Location: Asobaya economic zone "Alabuga", Yelabuga, Tatarstan
Currently, it is not known whether the building where the Shaheds are produced was hit, because according to the statements of the Russian UAVs, there were several.
Judging by the shape of the fuselage of the front part, the rear tail part, the stabilizers, the rear rudder and the shape of the attachment of the wings to the fuselage of the "UAV" that attacked Alabuga resembles a Ukrainian-made Aeroprakt A-22 aircraft.
I was wondering when they would start using civil aviation aircraft to conduct strikes. I'm not sure of the legality of weaponizing civilian assets for military purposes, but it's an effective disguise if they can log a flight plan near a sensitive target. Even if they don't hit the target or get shot down, then Russia will have to run the risk of shooting down its own civilian aircraft or stop general aviation flights near high value targets.
They definitely aren't logging any flight plans. They operate this drone the same way they operate all their other drones as far as we know. It is an automated flight plan that attempts to circumvent Russian interference and air defense before autonomously impacting its target
There's a long and sad history of weaponozing civilian aircraft. From Swiss "civilian" planes with ready to transform pilons to Cessnas that can fire rockets against "insurgents".

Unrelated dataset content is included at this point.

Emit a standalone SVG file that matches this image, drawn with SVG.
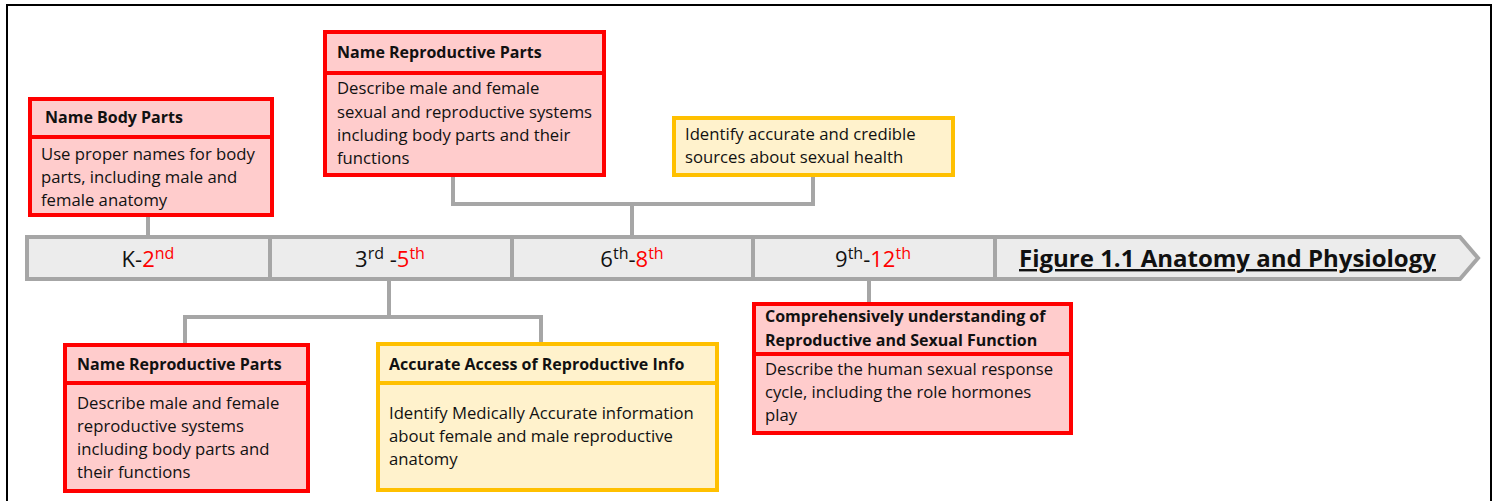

And if all fails, you can haphazardly drop barrel bombs from pretty much anything with wings and a door.
The innovation is slapping drone controls on a plane that allow for both remote and pre programmed flight. Something tested in many combinations since WW2 and made much more reliable and cheaper with newer tech.
Ukrainian army seem to love to use ironic means of destruction. Like use a GPS guided shell to destroy GPS jammers, or the like. So use a kamikaze UAV to target a kamikaze UAV production plant isn't that far fetched.